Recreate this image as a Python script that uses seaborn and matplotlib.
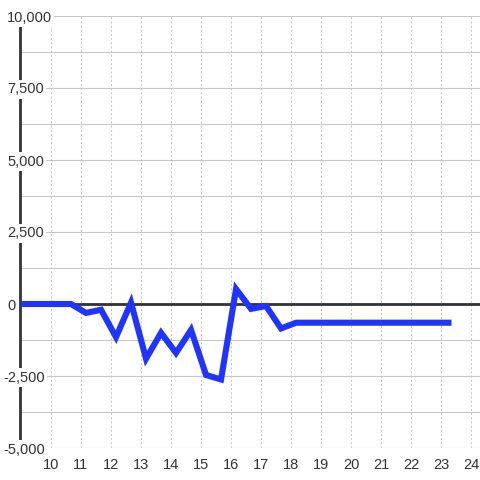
import seaborn as sns
import matplotlib.pyplot as plt
import matplotlib.transforms as mtransforms

# hour of day vs. value
hours = [9.0, 10.67, 11.17, 11.67, 12.17, 12.67, 13.17, 13.67, 14.17, 14.67,
         15.17, 15.67, 16.17, 16.67, 17.17, 17.67, 18.17, 23.35]
values = [0, 0, -310, -200, -1150, 50, -1900, -1000, -1700, -900,
          -2465, -2620, 520, -170, -70, -850, -650, -650]

x_ticks = list(range(10, 25))
y_ticks = [10000, 7500, 5000, 2500, 0, -2500, -5000]
y_labels = ['10,000', '7,500', '5,000', '2,500', '0', '-2,500', '-5,000']

sns.set_theme(style='white')
plt.rcParams['font.family'] = ['Liberation Sans', 'DejaVu Sans']

fig = plt.figure(figsize=(4.8, 4.8), dpi=100)
ax = fig.add_axes([20 / 480, 32 / 480, 460 / 480, 432 / 480])

sns.lineplot(x=hours, y=values, ax=ax, color='#2034ff', linewidth=4.4,
             zorder=4)
for ln in ax.lines:
    ln.set_solid_capstyle('butt')
    ln.set_solid_joinstyle('miter')

ax.set_xlim(8.97, 24.3)
ax.set_ylim(-5000, 10000)

# grid
for v in range(-5000, 10001, 1250):
    ax.axhline(v, color='#c8c8c8', lw=0.8, zorder=1)
for t in x_ticks:
    ax.axvline(t, color='#c8c8c8', lw=0.75, ls=(0, (2, 2)), zorder=1)
ax.axhline(0, color='#333333', lw=2, zorder=3)

for s in ['top', 'right', 'bottom']:
    ax.spines[s].set_visible(False)
ax.spines['left'].set_color('#333333')
ax.spines['left'].set_linewidth(2)
ax.spines['left'].set_zorder(3)

ax.set_xticks(x_ticks)
ax.set_xticklabels([str(t) for t in x_ticks], color='#333333', fontsize=10.5)
ax.tick_params(axis='x', length=0, pad=7)
ax.set_yticks([])

# y labels drawn over the spine with a white backing
for v, lab in zip(y_ticks, y_labels):
    px = 3 if lab.startswith('-') else 7
    tr = mtransforms.blended_transform_factory(fig.transFigure, ax.transData)
    ax.text(px / 480, v, lab, transform=tr, ha='left', va='center_baseline',
            fontsize=10.5, color='#333333', zorder=6,
            bbox=dict(facecolor='white', edgecolor='none', pad=1.5))

fig.savefig('out.png', dpi=100, facecolor='white')
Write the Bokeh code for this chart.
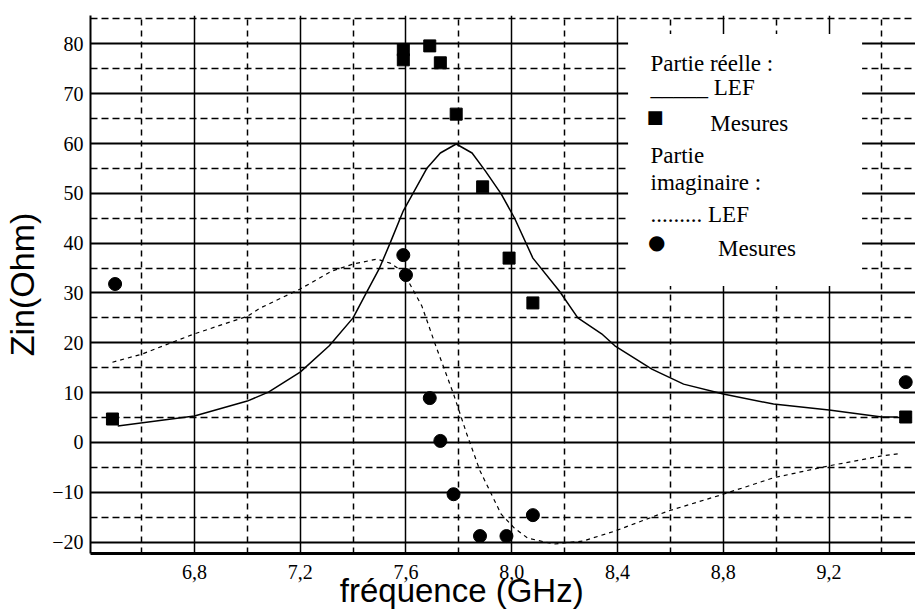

* [Exercise]: Return all of the entries word for word, but omit the pictures.

* [Result of the exercise]:
Recreate this image as a Python script that uses seaborn and matplotlib.
import seaborn as sns
import matplotlib.pyplot as plt
import matplotlib.transforms as mtransforms

# hour of day vs. value
hours = [9.0, 10.67, 11.17, 11.67, 12.17, 12.67, 13.17, 13.67, 14.17, 14.67,
         15.17, 15.67, 16.17, 16.67, 17.17, 17.67, 18.17, 23.35]
values = [0, 0, -310, -200, -1150, 50, -1900, -1000, -1700, -900,
          -2465, -2620, 520, -170, -70, -850, -650, -650]

x_ticks = list(range(10, 25))
y_ticks = [10000, 7500, 5000, 2500, 0, -2500, -5000]
y_labels = ['10,000', '7,500', '5,000', '2,500', '0', '-2,500', '-5,000']

sns.set_theme(style='white')
plt.rcParams['font.family'] = ['Liberation Sans', 'DejaVu Sans']

fig = plt.figure(figsize=(4.8, 4.8), dpi=100)
ax = fig.add_axes([20 / 480, 32 / 480, 460 / 480, 432 / 480])

sns.lineplot(x=hours, y=values, ax=ax, color='#2034ff', linewidth=4.4,
             zorder=4)
for ln in ax.lines:
    ln.set_solid_capstyle('butt')
    ln.set_solid_joinstyle('miter')

ax.set_xlim(8.97, 24.3)
ax.set_ylim(-5000, 10000)

# grid
for v in range(-5000, 10001, 1250):
    ax.axhline(v, color='#c8c8c8', lw=0.8, zorder=1)
for t in x_ticks:
    ax.axvline(t, color='#c8c8c8', lw=0.75, ls=(0, (2, 2)), zorder=1)
ax.axhline(0, color='#333333', lw=2, zorder=3)

for s in ['top', 'right', 'bottom']:
    ax.spines[s].set_visible(False)
ax.spines['left'].set_color('#333333')
ax.spines['left'].set_linewidth(2)
ax.spines['left'].set_zorder(3)

ax.set_xticks(x_ticks)
ax.set_xticklabels([str(t) for t in x_ticks], color='#333333', fontsize=10.5)
ax.tick_params(axis='x', length=0, pad=7)
ax.set_yticks([])

# y labels drawn over the spine with a white backing
for v, lab in zip(y_ticks, y_labels):
    px = 3 if lab.startswith('-') else 7
    tr = mtransforms.blended_transform_factory(fig.transFigure, ax.transData)
    ax.text(px / 480, v, lab, transform=tr, ha='left', va='center_baseline',
            fontsize=10.5, color='#333333', zorder=6,
            bbox=dict(facecolor='white', edgecolor='none', pad=1.5))

fig.savefig('out.png', dpi=100, facecolor='white')
Write the Bokeh code for this chart.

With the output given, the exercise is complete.